<<<<

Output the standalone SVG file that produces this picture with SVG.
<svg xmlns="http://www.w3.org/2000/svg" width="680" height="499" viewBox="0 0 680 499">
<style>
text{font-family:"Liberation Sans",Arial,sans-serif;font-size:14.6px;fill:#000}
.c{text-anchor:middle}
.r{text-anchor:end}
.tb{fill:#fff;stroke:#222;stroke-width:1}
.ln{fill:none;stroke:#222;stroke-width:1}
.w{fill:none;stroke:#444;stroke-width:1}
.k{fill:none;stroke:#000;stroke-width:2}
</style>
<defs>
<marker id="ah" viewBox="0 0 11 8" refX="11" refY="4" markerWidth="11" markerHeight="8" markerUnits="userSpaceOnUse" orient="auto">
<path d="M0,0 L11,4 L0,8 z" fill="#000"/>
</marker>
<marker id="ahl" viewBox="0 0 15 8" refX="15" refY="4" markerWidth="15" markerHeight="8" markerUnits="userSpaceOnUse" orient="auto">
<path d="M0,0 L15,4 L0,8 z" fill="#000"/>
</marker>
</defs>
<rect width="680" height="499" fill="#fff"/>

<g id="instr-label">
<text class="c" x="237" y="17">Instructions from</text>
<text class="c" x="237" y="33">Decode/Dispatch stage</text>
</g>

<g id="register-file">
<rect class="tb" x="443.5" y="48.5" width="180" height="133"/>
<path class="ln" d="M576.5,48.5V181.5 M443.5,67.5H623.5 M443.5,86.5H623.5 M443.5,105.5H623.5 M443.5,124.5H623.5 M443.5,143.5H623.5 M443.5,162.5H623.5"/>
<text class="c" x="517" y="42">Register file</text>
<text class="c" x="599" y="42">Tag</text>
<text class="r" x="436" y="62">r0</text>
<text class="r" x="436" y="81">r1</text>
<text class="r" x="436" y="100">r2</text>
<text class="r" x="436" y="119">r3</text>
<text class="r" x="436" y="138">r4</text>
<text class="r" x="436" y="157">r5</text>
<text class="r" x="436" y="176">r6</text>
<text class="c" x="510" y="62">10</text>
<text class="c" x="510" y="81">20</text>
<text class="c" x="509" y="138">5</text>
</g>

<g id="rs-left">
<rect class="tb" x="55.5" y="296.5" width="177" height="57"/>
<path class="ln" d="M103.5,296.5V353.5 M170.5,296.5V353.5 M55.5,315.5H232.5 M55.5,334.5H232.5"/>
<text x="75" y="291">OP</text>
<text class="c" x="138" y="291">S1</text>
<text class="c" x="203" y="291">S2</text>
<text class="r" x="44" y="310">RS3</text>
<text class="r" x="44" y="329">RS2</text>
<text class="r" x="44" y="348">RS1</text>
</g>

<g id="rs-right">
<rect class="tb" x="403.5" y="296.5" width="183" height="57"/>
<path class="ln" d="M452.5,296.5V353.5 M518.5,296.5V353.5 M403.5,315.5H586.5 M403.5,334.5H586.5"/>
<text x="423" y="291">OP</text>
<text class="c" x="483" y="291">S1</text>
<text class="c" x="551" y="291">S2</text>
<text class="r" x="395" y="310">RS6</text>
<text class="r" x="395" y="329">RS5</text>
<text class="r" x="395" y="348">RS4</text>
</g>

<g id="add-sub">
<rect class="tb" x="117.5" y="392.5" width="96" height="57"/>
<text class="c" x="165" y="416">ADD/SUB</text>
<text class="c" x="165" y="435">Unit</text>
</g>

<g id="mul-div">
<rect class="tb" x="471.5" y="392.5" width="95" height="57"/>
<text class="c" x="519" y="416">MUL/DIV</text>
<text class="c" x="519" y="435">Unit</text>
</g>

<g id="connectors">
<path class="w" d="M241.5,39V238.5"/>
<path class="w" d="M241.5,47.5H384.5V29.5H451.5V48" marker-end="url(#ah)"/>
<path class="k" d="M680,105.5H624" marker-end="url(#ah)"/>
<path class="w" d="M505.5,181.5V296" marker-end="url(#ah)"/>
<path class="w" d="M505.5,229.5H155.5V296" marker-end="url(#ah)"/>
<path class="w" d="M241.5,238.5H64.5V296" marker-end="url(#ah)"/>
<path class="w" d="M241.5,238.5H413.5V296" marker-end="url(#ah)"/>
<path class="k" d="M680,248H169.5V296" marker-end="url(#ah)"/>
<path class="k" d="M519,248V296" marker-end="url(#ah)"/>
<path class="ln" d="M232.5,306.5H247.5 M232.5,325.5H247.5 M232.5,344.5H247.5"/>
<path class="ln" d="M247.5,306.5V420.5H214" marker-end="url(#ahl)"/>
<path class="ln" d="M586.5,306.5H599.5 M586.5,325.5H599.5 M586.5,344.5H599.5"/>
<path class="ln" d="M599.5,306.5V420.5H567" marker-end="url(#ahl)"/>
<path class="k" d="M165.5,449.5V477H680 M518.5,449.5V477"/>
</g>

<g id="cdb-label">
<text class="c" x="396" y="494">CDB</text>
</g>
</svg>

>>>>

TASK STATEMENT:
The whole listing above needs to be written out again exactly.

SOLUTION TO THIS EXERCISE:
Output the standalone SVG file that produces this picture with SVG.
<svg xmlns="http://www.w3.org/2000/svg" width="680" height="499" viewBox="0 0 680 499">
<style>
text{font-family:"Liberation Sans",Arial,sans-serif;font-size:14.6px;fill:#000}
.c{text-anchor:middle}
.r{text-anchor:end}
.tb{fill:#fff;stroke:#222;stroke-width:1}
.ln{fill:none;stroke:#222;stroke-width:1}
.w{fill:none;stroke:#444;stroke-width:1}
.k{fill:none;stroke:#000;stroke-width:2}
</style>
<defs>
<marker id="ah" viewBox="0 0 11 8" refX="11" refY="4" markerWidth="11" markerHeight="8" markerUnits="userSpaceOnUse" orient="auto">
<path d="M0,0 L11,4 L0,8 z" fill="#000"/>
</marker>
<marker id="ahl" viewBox="0 0 15 8" refX="15" refY="4" markerWidth="15" markerHeight="8" markerUnits="userSpaceOnUse" orient="auto">
<path d="M0,0 L15,4 L0,8 z" fill="#000"/>
</marker>
</defs>
<rect width="680" height="499" fill="#fff"/>

<g id="instr-label">
<text class="c" x="237" y="17">Instructions from</text>
<text class="c" x="237" y="33">Decode/Dispatch stage</text>
</g>

<g id="register-file">
<rect class="tb" x="443.5" y="48.5" width="180" height="133"/>
<path class="ln" d="M576.5,48.5V181.5 M443.5,67.5H623.5 M443.5,86.5H623.5 M443.5,105.5H623.5 M443.5,124.5H623.5 M443.5,143.5H623.5 M443.5,162.5H623.5"/>
<text class="c" x="517" y="42">Register file</text>
<text class="c" x="599" y="42">Tag</text>
<text class="r" x="436" y="62">r0</text>
<text class="r" x="436" y="81">r1</text>
<text class="r" x="436" y="100">r2</text>
<text class="r" x="436" y="119">r3</text>
<text class="r" x="436" y="138">r4</text>
<text class="r" x="436" y="157">r5</text>
<text class="r" x="436" y="176">r6</text>
<text class="c" x="510" y="62">10</text>
<text class="c" x="510" y="81">20</text>
<text class="c" x="509" y="138">5</text>
</g>

<g id="rs-left">
<rect class="tb" x="55.5" y="296.5" width="177" height="57"/>
<path class="ln" d="M103.5,296.5V353.5 M170.5,296.5V353.5 M55.5,315.5H232.5 M55.5,334.5H232.5"/>
<text x="75" y="291">OP</text>
<text class="c" x="138" y="291">S1</text>
<text class="c" x="203" y="291">S2</text>
<text class="r" x="44" y="310">RS3</text>
<text class="r" x="44" y="329">RS2</text>
<text class="r" x="44" y="348">RS1</text>
</g>

<g id="rs-right">
<rect class="tb" x="403.5" y="296.5" width="183" height="57"/>
<path class="ln" d="M452.5,296.5V353.5 M518.5,296.5V353.5 M403.5,315.5H586.5 M403.5,334.5H586.5"/>
<text x="423" y="291">OP</text>
<text class="c" x="483" y="291">S1</text>
<text class="c" x="551" y="291">S2</text>
<text class="r" x="395" y="310">RS6</text>
<text class="r" x="395" y="329">RS5</text>
<text class="r" x="395" y="348">RS4</text>
</g>

<g id="add-sub">
<rect class="tb" x="117.5" y="392.5" width="96" height="57"/>
<text class="c" x="165" y="416">ADD/SUB</text>
<text class="c" x="165" y="435">Unit</text>
</g>

<g id="mul-div">
<rect class="tb" x="471.5" y="392.5" width="95" height="57"/>
<text class="c" x="519" y="416">MUL/DIV</text>
<text class="c" x="519" y="435">Unit</text>
</g>

<g id="connectors">
<path class="w" d="M241.5,39V238.5"/>
<path class="w" d="M241.5,47.5H384.5V29.5H451.5V48" marker-end="url(#ah)"/>
<path class="k" d="M680,105.5H624" marker-end="url(#ah)"/>
<path class="w" d="M505.5,181.5V296" marker-end="url(#ah)"/>
<path class="w" d="M505.5,229.5H155.5V296" marker-end="url(#ah)"/>
<path class="w" d="M241.5,238.5H64.5V296" marker-end="url(#ah)"/>
<path class="w" d="M241.5,238.5H413.5V296" marker-end="url(#ah)"/>
<path class="k" d="M680,248H169.5V296" marker-end="url(#ah)"/>
<path class="k" d="M519,248V296" marker-end="url(#ah)"/>
<path class="ln" d="M232.5,306.5H247.5 M232.5,325.5H247.5 M232.5,344.5H247.5"/>
<path class="ln" d="M247.5,306.5V420.5H214" marker-end="url(#ahl)"/>
<path class="ln" d="M586.5,306.5H599.5 M586.5,325.5H599.5 M586.5,344.5H599.5"/>
<path class="ln" d="M599.5,306.5V420.5H567" marker-end="url(#ahl)"/>
<path class="k" d="M165.5,449.5V477H680 M518.5,449.5V477"/>
</g>

<g id="cdb-label">
<text class="c" x="396" y="494">CDB</text>
</g>
</svg>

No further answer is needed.